What did the listening public get out of this merger binge? A totally homogenized — and frustrating —listening experience. Clear Channel, moving quickly to maximize earnings, downsized thousands of local station employees and replaced local DJs with programming piped in from centralized programming hubs.

And the commercials. To squeeze out as much profit as possible from each station in the new Clear Channel empire, the company turned airtime into ad spiels interrupted by occasional content. By the end of the 1990s, some Clear Channel stations were running uninterrupted blocks of commercials that lasted eight minutes long.

Clear Channel’s share price would soar, in the late 1990s, as this rampant profiteering kept Wall Street happy. But the Clear Channel share price stumbled when the stock market tumbled in 2000 and never regained its luster, despite Clear Channel’s relentless push to pump out as many dollars as possible from its local stations.

Clear Channel, in many cities, even cut ties with local charity events that had been counting on their local radio station’s support for years.

In 2004, Clear Channel tried spinning a new, more responsible image, declaring a “less is more” approach that would reduce the number of commercial minutes per hour. Company executives figures they could recoup that revenue loss by breaking the remaining 60- and 30-second ad slots into more expensive 15-second ad blocks.

But “less is more” didn’t turn around the company’s share price either, and Clear Channel’s braintrust decided to pull the plug on their empire as a publicly traded entity and put the company up for sale, to the highest private-equity bidder.

The agreement announced last week won’t become final until later this year. But if you’re a radio listener, don’t look for any improvement in your listening experience, even after the deal goes through.

The reason? The current Clear Channel top executive team will be remaining in charge. The investment banks that are underwriting the the buyout see no reason to tinker with the cash-cow formula that Clear Channel has perfected.

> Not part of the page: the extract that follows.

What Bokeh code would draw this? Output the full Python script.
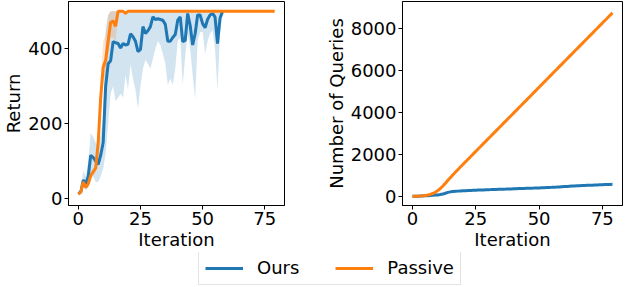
from bokeh.plotting import figure
from bokeh.layouts import column, row
from bokeh.models import Range1d, FixedTicker, Legend, LegendItem
from bokeh.embed import file_html
from bokeh.resources import INLINE

# ---------------- data ----------------
# Left panel: Return vs Iteration
ours_ret = [14, 18, 50, 40, 60, 116, 110, 100, 92, 116, 150, 300, 360, 368, 419, 416, 414, 402, 414, 410,
            412, 440, 432, 420, 392, 398, 459, 441, 448, 459, 485, 478, 480, 478, 476, 465, 420, 420, 430, 438,
            476, 485, 419, 422, 494, 462, 410, 440, 490, 490, 467, 456, 478, 490, 494, 485, 414, 481, 499]
ours_ret_lo = [10, 12, 30, 25, 30, 55, 60, 45, 45, 60, 80, 120, 200, 280, 300, 260, 270, 280, 270, 330,
               293, 357, 320, 290, 240, 300, 347, 371, 360, 347, 373, 400, 420, 410, 387, 360, 304, 320, 304, 347,
               420, 430, 304, 380, 440, 400, 330, 267, 420, 445, 445, 387, 420, 440, 450, 400, 290, 440, 500]
ours_ret_hi = [18, 24, 75, 60, 100, 175, 165, 150, 140, 170, 220, 450, 490, 500, 500, 500, 500, 500, 500, 500,
               500, 500, 500, 500, 500, 500, 500, 500, 500, 500, 500, 500, 500, 500, 500, 500, 500, 500, 500, 500,
               500, 500, 500, 500, 500, 500, 500, 500, 500, 500, 500, 500, 500, 500, 500, 500, 500, 500, 500]
passive_ret = [12, 18, 45, 30, 40, 62, 72, 82, 150, 270, 350, 370, 420, 470, 474, 460, 500, 500, 500, 494] + [500] * 60
passive_ret_lo = [8, 12, 35, 22, 32, 52, 62, 70, 110, 220, 310, 330, 380, 430, 430, 420, 490, 500, 500, 490] + [500] * 60
passive_ret_hi = [16, 24, 55, 38, 48, 72, 82, 95, 190, 320, 420, 440, 490, 500, 500, 500, 500, 500, 500, 500] + [500] * 60

# Right panel: Number of Queries vs Iteration
ours_q = [0, 5, 10, 15, 20, 25, 30, 40, 50, 60, 70, 85, 110, 150, 190, 215, 230, 240, 250, 258,
          265, 270, 276, 282, 288, 293, 298, 303, 308, 313, 318, 322, 327, 331, 336, 340, 344, 348, 353, 357,
          361, 365, 370, 374, 378, 383, 387, 392, 396, 401, 405, 410, 415, 420, 425, 430, 436, 442, 449, 457,
          465, 473, 481, 489, 496, 502, 508, 514, 520, 526, 531, 536, 541, 546, 551, 556, 561, 566, 571, 576]
passive_q = [0, 4, 10, 18, 28, 42, 62, 92, 135, 195, 275, 375, 495, 630, 770, 905, 1035, 1160, 1285, 1410,
             1535, 1655, 1780, 1900, 2025, 2145, 2270, 2390, 2515, 2635, 2760, 2880, 3005, 3125, 3250, 3370, 3495, 3615, 3740, 3860,
             3985, 4105, 4230, 4350, 4475, 4595, 4720, 4840, 4965, 5085, 5210, 5330, 5455, 5575, 5700, 5820, 5945, 6065, 6190, 6310,
             6435, 6555, 6680, 6800, 6925, 7045, 7170, 7290, 7415, 7535, 7660, 7780, 7905, 8025, 8150, 8270, 8395, 8515, 8640, 8760]

x_ticks = [0, 25, 50, 75]
ret_ticks = [0, 200, 400]
q_ticks = [0, 2000, 4000, 6000, 8000]
series_names = ["Ours", "Passive"]

BLUE = "#1f77b4"
ORANGE = "#ff7f0e"
FONT = "DejaVu Sans"
FS = "18px"


def style(p, xlabel, ylabel, xt, yt):
    p.outline_line_color = "black"
    p.outline_line_width = 1
    p.xgrid.visible = False
    p.ygrid.visible = False
    p.xaxis.ticker = FixedTicker(ticks=xt)
    p.yaxis.ticker = FixedTicker(ticks=yt)
    for ax in (p.xaxis[0], p.yaxis[0]):
        ax.major_label_text_font = FONT
        ax.major_label_text_font_size = FS
        ax.major_label_text_color = "black"
        ax.axis_label_text_font = FONT
        ax.axis_label_text_font_size = FS
        ax.axis_label_text_font_style = "normal"
        ax.axis_label_text_color = "black"
        ax.major_tick_in = 0
        ax.major_tick_out = 4
        ax.major_tick_line_color = "black"
        ax.minor_tick_line_color = None
        ax.axis_line_color = "black"
        ax.major_label_standoff = 2
        ax.axis_label_standoff = 1
    p.xaxis.axis_label = xlabel
    p.yaxis.axis_label = ylabel


x_ours = list(range(len(ours_ret)))
x_pass = list(range(len(passive_ret)))
x_q = list(range(len(ours_q)))

p1 = figure(width=322, height=252, output_backend="svg", toolbar_location=None,
            x_range=Range1d(-3.95, 82.95), y_range=Range1d(-18, 526),
            min_border_left=0, min_border_right=38, min_border_top=1, min_border_bottom=0)
style(p1, "Iteration", "Return", x_ticks, ret_ticks)
p1.varea(x=x_ours, y1=ours_ret_lo, y2=ours_ret_hi, fill_color=BLUE, fill_alpha=0.2)
p1.varea(x=x_pass, y1=passive_ret_lo, y2=passive_ret_hi, fill_color=ORANGE, fill_alpha=0.2)
p1.line(x_ours, ours_ret, line_color=BLUE, line_width=3)
p1.line(x_pass, passive_ret, line_color=ORANGE, line_width=3)

p2 = figure(width=302, height=252, output_backend="svg", toolbar_location=None,
            x_range=Range1d(-3.95, 82.95), y_range=Range1d(-436, 9300),
            min_border_left=0, min_border_right=2, min_border_top=1, min_border_bottom=0)
style(p2, "Iteration", "Number of Queries", x_ticks, q_ticks)
p2.line(x_q, ours_q, line_color=BLUE, line_width=3)
p2.line(x_q, passive_q, line_color=ORANGE, line_width=3)

# legend figure
pl = figure(width=624, height=35, output_backend="svg", toolbar_location=None,
            x_range=Range1d(0, 1), y_range=Range1d(0, 1),
            min_border_left=0, min_border_right=0, min_border_top=0, min_border_bottom=0)
pl.axis.visible = False
pl.grid.visible = False
pl.outline_line_color = None
r1 = pl.line([-2, -1], [-2, -2], line_color=BLUE, line_width=3)
r2 = pl.line([-2, -1], [-2, -2], line_color=ORANGE, line_width=3)
leg = Legend(items=[LegendItem(label=series_names[0], renderers=[r1]),
                    LegendItem(label=series_names[1], renderers=[r2])],
             orientation="horizontal", location=(198, 2), margin=0, padding=6,
             spacing=36, label_standoff=14, glyph_width=38, glyph_height=20, label_height=20,
             label_text_font=FONT, label_text_font_size=FS, label_text_color="black",
             border_line_color="#c8c8c8", border_line_width=1, background_fill_alpha=1)
pl.add_layout(leg, "center")

layout = column(row(p1, p2), pl)
open("out.html", "w").write(file_html(layout, INLINE))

“It hasn’t been a poorly run company,” Royal Bank of Scotland managing director David Bank noted last week, “from an expense perspective.”

In other words, the new owners of the Clear Channel will keep spending as little as possible on programming.

Radio in the United States, that means, will remain an ad-packed, homogenized wasteland that shines at nothing other than creating vast fortunes for the fortunate who buy and sell radio stations.

But that’s alright, the disciples of Milton Friedman assure us. The market has spoken

As Clear Channel's Mark Mays told Fortune three years ago: “Let the free markets reign!”